The engineers say they are looking forward to getting back to their open source roots. “In true open source fashion, we want people to get involved in whatever way they can, whether that’s documentation, testing, or code contributions,” said the team. The Flowable project will run as a meritocracy, with trusted developers earning commit rights over time, regardless of their commercial affiliation.

The fork has actually made many people in the community a lot more comfortable with the direction of the project because the engineers who created the software and made the vast majority of the commits during its life are now committed to moving it forward, and this fork gives them the freedom to do it. “Everyone has been supportive so far,” the team said, “Now the burden is on us to start releasing.”

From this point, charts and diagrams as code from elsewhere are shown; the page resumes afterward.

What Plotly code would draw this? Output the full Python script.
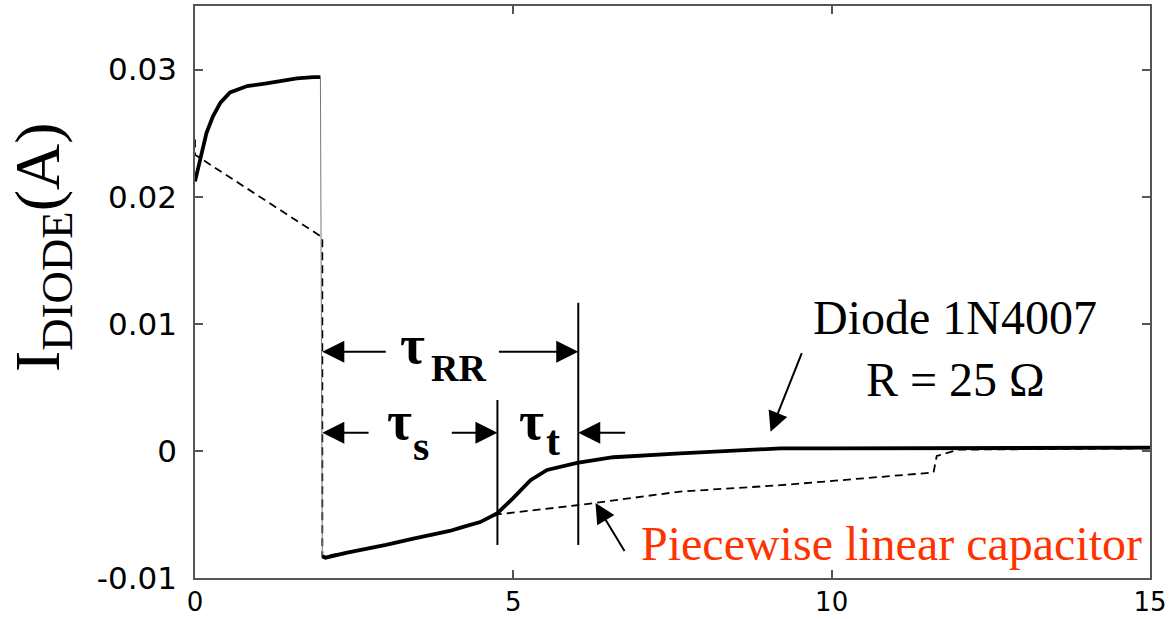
import plotly.graph_objects as go

# ---- data ----
# measured diode current, forward-conduction part
t_fwd = [0.0, 0.08, 0.18, 0.28, 0.40, 0.55, 0.82, 1.10, 1.34, 1.60, 1.86, 1.97]
i_fwd = [0.0212, 0.0229, 0.0250, 0.0263, 0.0274, 0.0282, 0.0287, 0.0289, 0.0291, 0.0293, 0.0294, 0.0294]
# measured diode current, reverse-recovery part
t_rev = [2.00, 2.05, 2.39, 3.00, 3.43, 4.00, 4.20, 4.48, 4.75, 5.00, 5.27, 5.53, 6.00,
         6.57, 7.62, 9.20, 10.0, 12.3, 15.0]
i_rev = [-0.0083, -0.0084, -0.0080, -0.0074, -0.0069, -0.0063, -0.0060, -0.0056, -0.0049,
         -0.0037, -0.0023, -0.0015, -0.00095, -0.0005, -0.0002, 0.0002, 0.0002, 0.0002, 0.00025]
# piecewise linear capacitor model
t_mod = [0.0, 0.0, 2.0, 2.0, 2.39, 3.00, 3.43, 4.00, 4.48, 4.75, 6.05, 7.62, 9.20, 11.60,
         11.65, 12.0, 15.0]
i_mod = [0.0245, 0.0233, 0.0168, -0.0083, -0.0080, -0.0074, -0.0069, -0.0063, -0.0056,
         -0.0050, -0.00425, -0.0032, -0.0027, -0.0017, -0.0004, 0.0001, 0.0002]

x_ticks = [0, 5, 10, 15]
y_ticks = [-0.01, 0, 0.01, 0.02, 0.03]
y_tick_text = ["-0.01", "0", "0.01", "0.02", "0.03"]

# time markers of the recovery intervals
t_marks = [4.75, 6.02]
mark_tops = [0.0040, 0.01165]
mark_bottom = -0.0074

fig = go.Figure()

fig.add_trace(go.Scatter(x=t_mod, y=i_mod, mode="lines",
                         line=dict(color="black", width=1.8, dash="8px,5px"),
                         hoverinfo="skip", showlegend=False))
fig.add_trace(go.Scatter(x=t_fwd, y=i_fwd, mode="lines",
                         line=dict(color="black", width=3.8),
                         hoverinfo="skip", showlegend=False))
fig.add_trace(go.Scatter(x=[t_fwd[-1], t_rev[0]], y=[i_fwd[-1], i_rev[0]], mode="lines",
                         line=dict(color="#777777", width=1),
                         hoverinfo="skip", showlegend=False))
fig.add_trace(go.Scatter(x=t_rev, y=i_rev, mode="lines",
                         line=dict(color="black", width=3.8),
                         hoverinfo="skip", showlegend=False))

for tm, top in zip(t_marks, mark_tops):
    fig.add_shape(type="line", x0=tm, x1=tm, y0=mark_bottom, y1=top, xref="x", yref="y",
                  line=dict(color="black", width=2))

annotations = []

def arrow(tip_x, tip_y, tail_x, tail_y, size=2.2, width=2):
    annotations.append(dict(x=tip_x, y=tip_y, ax=tail_x, ay=tail_y, xref="x", yref="y",
                            axref="x", ayref="y", text="", showarrow=True, arrowhead=2,
                            arrowsize=size, arrowwidth=width, arrowcolor="black",
                            standoff=0, startstandoff=0))

y_rr = 0.0078
y_st = 0.00142
arrow(2.0, y_rr, 3.02, y_rr)
arrow(6.02, y_rr, 4.75, y_rr)
arrow(2.0, y_st, 2.75, y_st)
arrow(4.75, y_st, 4.01, y_st)
arrow(6.02, y_st, 6.78, y_st)
arrow(9.04, 0.0015, 9.54, 0.0078, size=2.0, width=2)
arrow(6.29, -0.0041, 6.76, -0.0080, size=2.0, width=2)

def text(xp, yp, s, size, color="black", bold=False):
    annotations.append(dict(x=(xp - 195) / (955 / 15), y=(451 - yp) / 12700.0,
                            xref="x", yref="y", text=("<b>%s</b>" % s) if bold else s,
                            showarrow=False, xanchor="center", yanchor="middle",
                            font=dict(family="Liberation Serif", size=size, color=color)))

text(412, 345, "τ", 54, bold=True)
text(458, 368, "RR", 38, bold=True)
text(399, 421, "τ", 54, bold=True)
text(421, 446, "s", 42, bold=True)
text(531, 421, "τ", 54, bold=True)
text(553, 441, "t", 42, bold=True)
text(955, 318, "Diode 1N4007", 48)
text(955, 380, "R = 25 Ω", 48)
text(891, 544, "Piecewise linear capacitor", 48, color="#FF3300")

# y-axis title
annotations.append(dict(xref="paper", yref="paper", x=0, y=(578 - 247) / 572.0,
                        xshift=-153, text="I<sub>DIODE</sub>(A)", textangle=-90,
                        showarrow=False, xanchor="center", yanchor="middle",
                        font=dict(family="Liberation Serif", size=64, color="black")))

axis_common = dict(showline=True, linecolor="#555555", linewidth=1.5, mirror="ticks",
                   ticks="inside", ticklen=8, tickwidth=1.5, tickcolor="#555555",
                   showgrid=False, zeroline=False, automargin=False)

fig.update_layout(
    width=1174, height=619,
    margin=dict(l=195, r=24, t=6, b=41),
    plot_bgcolor="white", paper_bgcolor="white",
    xaxis=dict(range=[0, 15], tickvals=x_ticks, ticklabelstandoff=0,
               tickfont=dict(family="DejaVu Sans", size=26, color="black"), **axis_common),
    yaxis=dict(range=[-0.01, 0.035], tickvals=y_ticks, ticktext=y_tick_text,
               ticklabelstandoff=10,
               tickfont=dict(family="DejaVu Sans", size=31, color="black"), **axis_common),
    annotations=annotations,
    showlegend=False,
)

fig.write_html("out.html")
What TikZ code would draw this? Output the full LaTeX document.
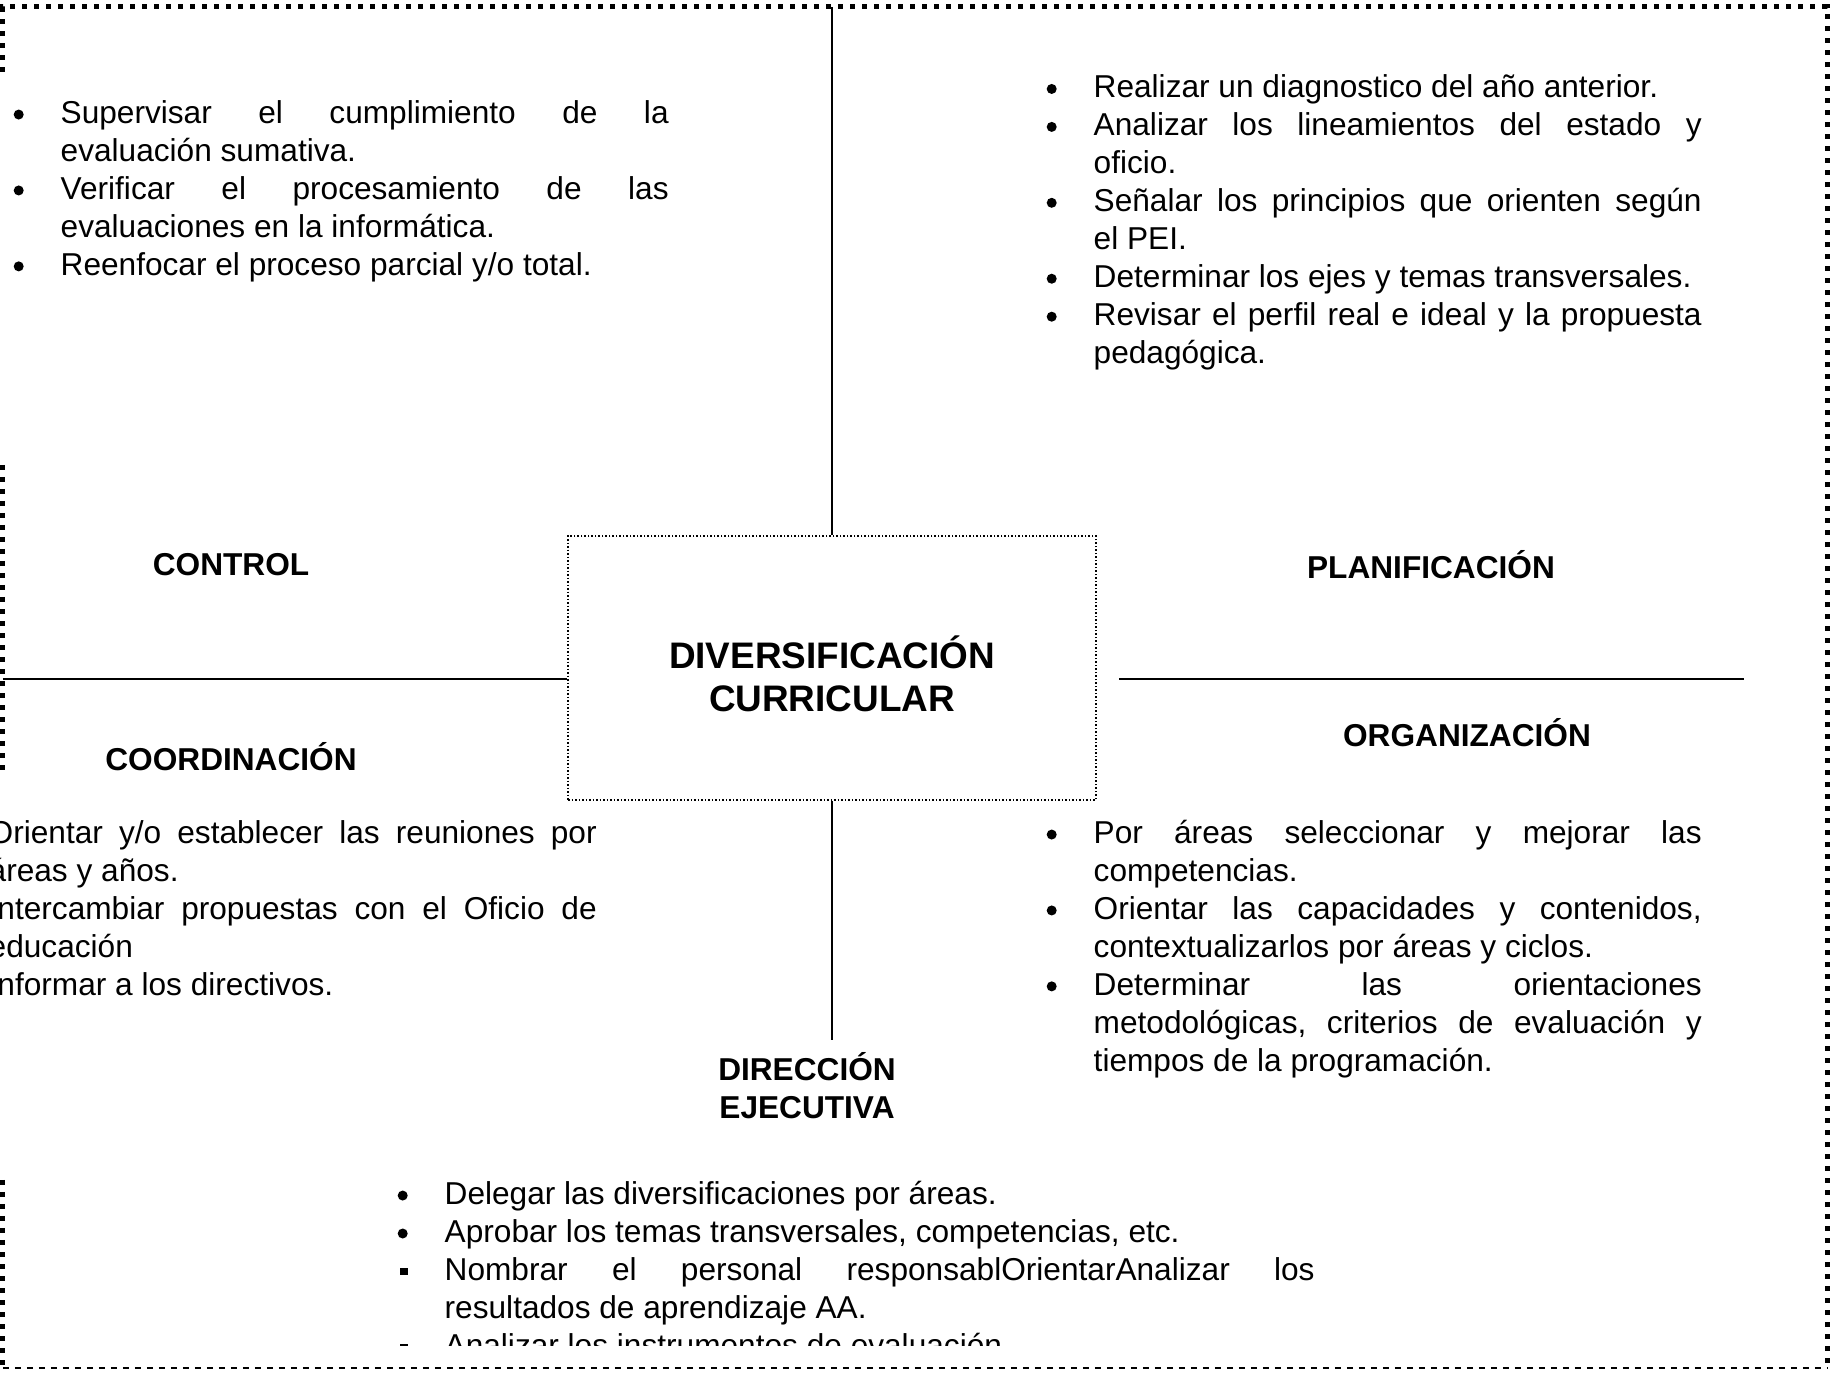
\documentclass[tikz,border=0pt]{standalone}
\usepackage{fontspec}
\setmainfont{Liberation Sans}
\usetikzlibrary{positioning}

\hyphenpenalty=10000
\exhyphenpenalty=10000
\tolerance=10000
\adjdemerits=0

\newcommand{\sinencoger}{\frenchspacing\spaceskip=\fontdimen2\font plus \fontdimen3\font minus 0pt\relax}
\newcommand{\punto}{\tikz[baseline=0pt]\fill (0.05,0.09) circle (0.05);}
\newcommand{\cuadro}{\tikz[baseline=0pt]\fill (0,0.05) rectangle (0.075,0.125);}
\newcommand{\bajar}[1]{\raisebox{-0.06cm}[\height][\depth]{#1}}
\newenvironment{vinetas}{\begin{list}{\punto}{%
  \setlength{\leftmargin}{0.5cm}\setlength{\labelwidth}{0.1cm}%
  \setlength{\labelsep}{0.37cm}\setlength{\itemsep}{0pt}%
  \setlength{\parsep}{0pt}\setlength{\topsep}{0pt}\setlength{\partopsep}{0pt}}}%
  {\end{list}}

\tikzset{
  texto/.style={anchor=base west, inner sep=0pt, font=\fontsize{9}{10.8}\selectfont\sinencoger, align=justify},
  titulo/.style={inner sep=0pt, align=center, font=\fontsize{9}{10.8}\selectfont\bfseries},
  caja/.style={draw, line width=0.015cm, dash pattern=on 0.015cm off 0.02cm,
    minimum width=5.28cm, minimum height=2.64cm, align=center,
    font=\fontsize{10.5}{12.2}\selectfont\bfseries},
  marco/.style={line width=0.05cm, dash pattern=on 0.05cm off 0.07cm},
  piso/.style={line width=0.02cm, dash pattern=on 0.06cm off 0.06cm},
  linea/.style={line width=0.02cm}
}

\begin{document}
\begin{tikzpicture}
  \useasboundingbox (0,0) rectangle (18.32,-13.75);
  % marco exterior
  \draw[marco] (0.03,-0.72) -- (0.03,-0.07) -- (18.27,-0.07) -- (18.27,-13.68);
  \draw[marco] (0.03,-4.65) -- (0.03,-7.77);
  \draw[marco] (0.03,-11.80) -- (0.03,-13.68);
  \draw[piso] (0.03,-13.68) -- (18.27,-13.68);

  \node[caja] (centro) at (8.32,-6.68) {\bajar{DIVERSIFICACIÓN}\\\bajar{CURRICULAR}};
  \coordinate (arriba) at (8.32,-0.07);
  \coordinate (abajo) at (8.32,-10.40);
  \coordinate (izq) at (0.03,-6.79);
  \coordinate (derA) at (11.19,-6.79);
  \coordinate (derB) at (17.44,-6.79);
  \draw[linea] (centro) -- (arriba);
  \draw[linea] (centro) -- (abajo);
  \draw[linea] (izq) -- (izq -| centro.west);
  \draw[linea] (derA) -- (derB);

  \node[titulo] (control) at (2.31,-5.65) {CONTROL};
  \node[titulo] (planif) at (14.31,-5.65) {PLANIFICACIÓN};
  \node[titulo] (coord) at (2.31,-7.57) {COORDINACIÓN};
  \node[titulo] (organ) at (14.67,-7.33) {ORGANIZACIÓN};
  \node[titulo] (direc) at (8.07,-10.86) {DIRECCIÓN\\EJECUTIVA};

  \node[texto, text width=6.58cm] (listaCtrl) at (0.10,-0.856) {\begin{vinetas}
    \item Supervisar el cumplimiento de la evaluación sumativa.
    \item Verificar el procesamiento de las evaluaciones en la informática.
    \item Reenfocar el proceso parcial y/o total.
  \end{vinetas}};
  \node[texto, text width=6.58cm] (listaPlan) at (10.43,-0.60) {\begin{vinetas}
    \item Realizar un diagnostico del año anterior.
    \item Analizar los lineamientos del estado y oficio.
    \item Señalar los principios que orienten según el PEI.
    \item Determinar los ejes y temas transversales.
    \item Revisar el perfil real e ideal y la propuesta pedagógica.
  \end{vinetas}};
  \node[texto, text width=6.58cm] (listaCoord) at (-0.62,-8.056) {\begin{vinetas}
    \item Orientar y/o establecer las reuniones por áreas y años.
    \item Intercambiar propuestas con el Oficio de educación
    \item Informar a los directivos.
  \end{vinetas}};
  \node[texto, text width=6.58cm] (listaOrg) at (10.43,-8.056) {\begin{vinetas}
    \item Por áreas seleccionar y mejorar las competencias.
    \item Orientar las capacidades y contenidos, contextualizarlos por áreas y ciclos.
    \item Determinar las orientaciones metodológicas, criterios de evaluación y tiempos de la programación.
  \end{vinetas}};
  \begin{scope}
    \clip (0,-0.07) rectangle (18.32,-13.46);
    \node[texto, text width=9.2cm] (listaDir) at (3.94,-11.666) {\begin{vinetas}
      \item Delegar las diversificaciones por áreas.
      \item Aprobar los temas transversales, competencias, etc.
      \item[\cuadro] Nombrar el personal responsablOrientarAnalizar los resultados de aprendizaje AA.
      \item[\cuadro] Analizar los instrumentos de evaluación.
    \end{vinetas}};
  \end{scope}
\end{tikzpicture}
\end{document}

Clearly, Alfresco Software is unhappy with the fork. In a blog post published Friday, John Newton, Alfresco co-founder and CTO, said he was hoping for a different outcome:

“Unfortunately, some of my early friends on the Activiti project have disagreed with our direction and have taken the step of forking the Activiti code. This is disappointing, because the work that they have done is very good and has generally been in the spirit of open source. However, the one thing that we could not continue to give them was exclusive control of the project. I truly wish that we could have found a way to work with them within a community framework.”

John’s post indicates that the company intends to continue to develop Activiti. John writes, “We are redoubling our determination to grow Activiti faster, better and more openly.”

Growing Activiti faster will be key. If Alfresco is slow to field a new Activiti team and then fails to give the market what it wants at the pace it wants it, those stuck on a lagging codebase may become frustrated, particularly if Flowable is able to out-innovate Alfresco. Flowable has the advantage here because they are the original core team, they are more nimble, and they can hit the ground running. But without Alfresco as a sponsor, Flowable engineers must find a way to earn a living as well as move the project forward. Ideally they will be able to make the two intersect by finding clients to pay them to stay focused on the project.

Alfresco’s product and strategy depends heavily on Activiti. From a purely commercial perspective it is understandable they would want as much control over the codebase as possible. However, there are other commercial open source companies that have strategic dependencies on upstream open source projects they don’t fully control. Elastic’s dependency on Lucene comes to mind. If Alfresco could participate in the Flowable project in a similar way it could potentially benefit everyone, but John’s post seems to indicate that is not in the cards. The next few months will tell us just how committed the company is to continuing with Activiti as a separate project.

Personally, regardless of what happens with Activiti, I hope Flowable flourishes. If team member passion was the only predictor of success I’d say it’s a sure bet it will.